In the near term, this legislation, described by Senator Schumer as “one of the most significant changes to employment law in years,”4 will have far-reaching implications for employers. It is estimated that more than 60 million Americans are currently subject to mandatory arbitration clauses in the workplace.5
Employers may want to begin reassessing their employment agreements and preparing for the likelihood that sexual assault and harassment claims will likely no longer be subject to mandatory arbitration. We would also advise monitoring expected litigation concerning H.R. 4445, which should bring some clarity to the bill’s scope and application.
For example, it remains to be seen how courts will interpret when a “dispute or claim” “arises or accrues.” Will that be when the sexual assault or harassment first occurs or when the employee makes a complaint? Another open question is whether employers will need to provide any notice to employees of their right to dispense with arbitration clauses or joint-action waivers and, if so, how and when such notice should be provided.

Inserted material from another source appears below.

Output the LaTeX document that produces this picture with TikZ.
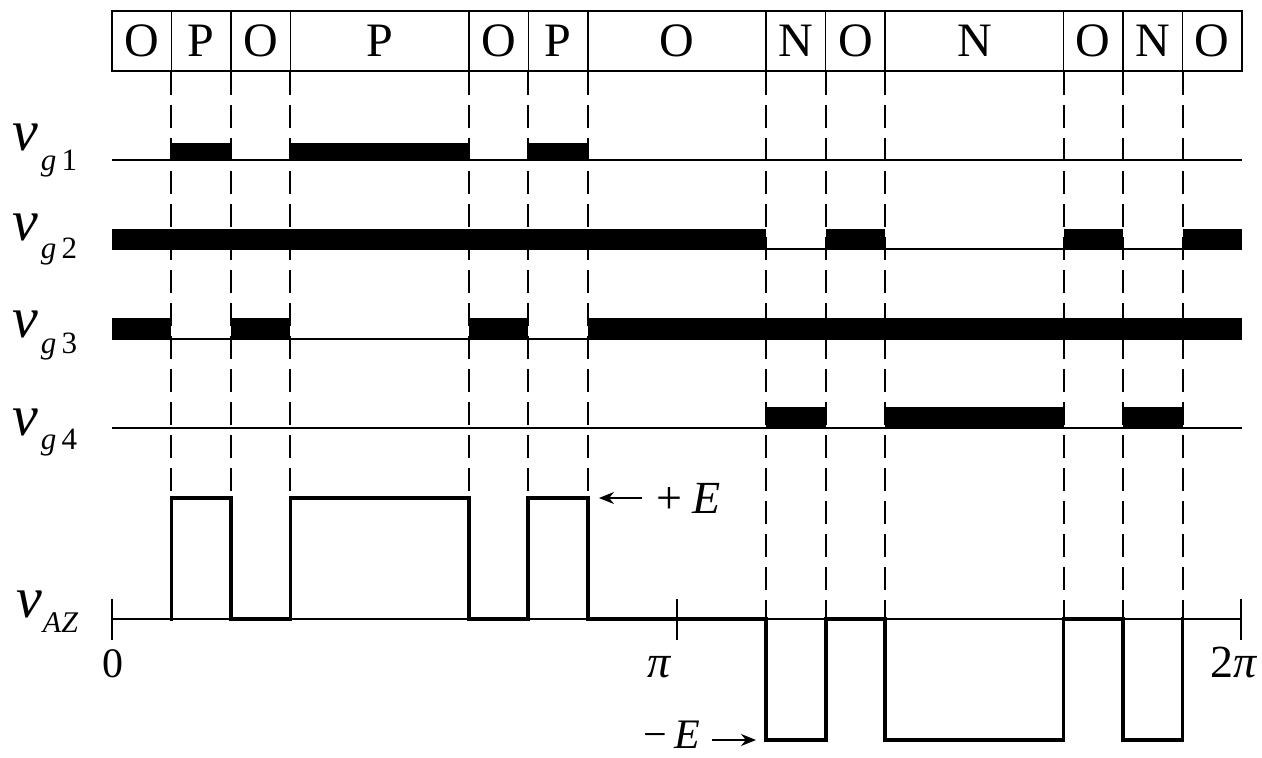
\documentclass[tikz,border=0pt]{standalone}
\usepackage{fontspec}
\setmainfont{Liberation Serif}
\usetikzlibrary{arrows.meta}
\newcommand\xx[1]{(112+(#1)*59.47368)}
\newcommand\vfont{\fontsize{58}{58}\selectfont\itshape}
\newcommand\sfont{\fontsize{31}{31}\selectfont}
\begin{document}
\begin{tikzpicture}[x=1pt,y=-1pt,
  cell/.style={draw, line width=1.5pt, inner sep=0pt, minimum height=60pt,
    font=\fontsize{48}{48}\selectfont},
  thinline/.style={line width=1.5pt},
  dashline/.style={line width=2pt, dash pattern=on 23pt off 10pt},
  wave/.style={line width=3.8pt, line join=miter, line cap=rect},
  bar/.style={fill=black},
  arr/.style={line width=1.5pt, -{Stealth[length=15pt,width=12pt]}},
  lab/.style={anchor=base west, inner sep=0pt},
]
\useasboundingbox (0,0) rectangle (1262,758);

% top row of cells
\foreach \a/\b/\t/\n in {0/1/O/c1,1/2/P/c2,2/3/O/c3,3/6/P/c4,6/7/O/c5,7/8/P/c6,8/11/O/c7,
  11/12/N/c8,12/13/O/c9,13/16/N/c10,16/17/O/c11,17/18/N/c12,18/19/O/c13}{
  \pgfmathsetmacro\w{(\b-\a)*59.47368}
  \pgfmathsetmacro\m{112+(\a+\b)/2*59.47368}
  \node[cell, minimum width=\w pt] (\n) at (\m,41) {\t};
}

% dashed boundaries
\foreach \i/\e in {1/498,2/498,3/498,6/498,7/498,8/498,11/619,12/619,13/619,16/619,17/619,18/619}{
  \draw[dashline] ({\xx{\i}},72) -- ({\xx{\i}},\e);
}

% gate signal rows: baselines
\draw[thinline] (112,160) -- (1242,160);
\draw[thinline] (112,249) -- (1242,249);
\draw[thinline] (112,339) -- (1242,339);
\draw[thinline] (112,428) -- (1242,428);

% vg1 bars
\foreach \a/\b in {1/2,3/6,7/8}{\fill[bar] ({\xx{\a}},160) rectangle ({\xx{\b}},143);}
% vg2 bars
\foreach \a/\b in {0/11,12/13,16/17,18/19}{\fill[bar] ({\xx{\a}},250) rectangle ({\xx{\b}},229);}
% vg3 bars
\foreach \a/\b in {0/1,2/3,6/7,8/19}{\fill[bar] ({\xx{\a}},340) rectangle ({\xx{\b}},318);}
% vg4 bars
\foreach \a/\b in {11/12,13/16,17/18}{\fill[bar] ({\xx{\a}},429) rectangle ({\xx{\b}},407);}

% labels
\node[lab] (lg1) at (12,150) {\vfont v\hspace{3pt}\raisebox{-20pt}{\sfont\itshape g\,\upshape 1}};
\node[lab] (lg2) at (12,240) {\vfont v\hspace{3pt}\raisebox{-18pt}{\sfont\itshape g\,\upshape 2}};
\node[lab] (lg3) at (12,337) {\vfont v\hspace{3pt}\raisebox{-16pt}{\sfont\itshape g\,\upshape 3}};
\node[lab] (lg4) at (12,435) {\vfont v\hspace{3pt}\raisebox{-14pt}{\sfont\itshape g\,\upshape 4}};
\node[lab] (laz) at (16,617) {\vfont v\hspace{1pt}\raisebox{-15pt}{\fontsize{30}{30}\selectfont\itshape AZ}};

% vAZ axis and ticks
\draw[thinline] (112,619) -- (1242,619);
\draw[thinline] (112,599) -- (112,640);
\draw[thinline] (677,599) -- (677,640);
\draw[thinline] (1241,599) -- (1241,640);
\node[anchor=base, inner sep=0pt, font=\fontsize{42}{42}\selectfont] (t0) at (113,677) {0};
\node[anchor=base, inner sep=0pt, font=\fontsize{46}{46}\selectfont\itshape] (tpi) at (659,677) {π};
\node[anchor=base, inner sep=0pt, font=\fontsize{46}{46}\selectfont] (t2pi) at (1234,677) {2\textit{π}};

% waveform
\draw[wave] ({\xx{1}},619) -- ({\xx{1}},498) -- ({\xx{2}},498) -- ({\xx{2}},619)
  -- ({\xx{3}},619) -- ({\xx{3}},498) -- ({\xx{6}},498) -- ({\xx{6}},619)
  -- ({\xx{7}},619) -- ({\xx{7}},498) -- ({\xx{8}},498) -- ({\xx{8}},619)
  -- ({\xx{11}},619) -- ({\xx{11}},740) -- ({\xx{12}},740) -- ({\xx{12}},619)
  -- ({\xx{13}},619) -- ({\xx{13}},740) -- ({\xx{16}},740) -- ({\xx{16}},619)
  -- ({\xx{17}},619) -- ({\xx{17}},740) -- ({\xx{18}},740) -- ({\xx{18}},619);

% +E and -E
\coordinate (pa) at (642,498);
\coordinate (pb) at (599,498);
\draw[arr] (pa) -- (pb);
\node[lab, font=\fontsize{46}{46}\selectfont] (pE) at (656,513) {+\hspace{10pt}\textit{E}};
\coordinate (ma) at (712,740);
\coordinate (mb) at (756,740);
\draw[arr] (ma) -- (mb);
\node[lab, font=\fontsize{42}{42}\selectfont] (mE) at (643,748) {−\hspace{8pt}\textit{E}};
\end{tikzpicture}
\end{document}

It will also be interesting to see how this bill will interact with confidentiality, nondisparagement, and other common clauses included in employment agreements, and whether it will apply to cases involving other employment-related claims that are still subject to mandatory arbitration. In other words, if an employee brings a sexual harassment claim and race discrimination claim, can both claims proceed in court under H.R. 4445 or will they need to be pursued separately—one in court, one in arbitration?
Now is also a good time for employers to revisit anti-harassment policies, procedures, and training programs, which may not have been updated during the COVID-19 pandemic. The U.S. Equal Employment Opportunity Commission, which is the federal agency responsible for the federal laws that make it illegal to discriminate against employees because of their sex, among other legally protected characteristics, advises that prevention is the “best tool to eliminate harassment in the workplace” and encourages employers to establish effective complaint or grievance processes, provide anti-harassment training to their managers and employees, and take immediate and appropriate action whenever an employee complains.6 Indeed, employers should seek to eliminate all harassment, even when it does not rise to the legal definition referenced above, as such conduct could be the subject of a complaint and could negatively impact the workplace in many other ways.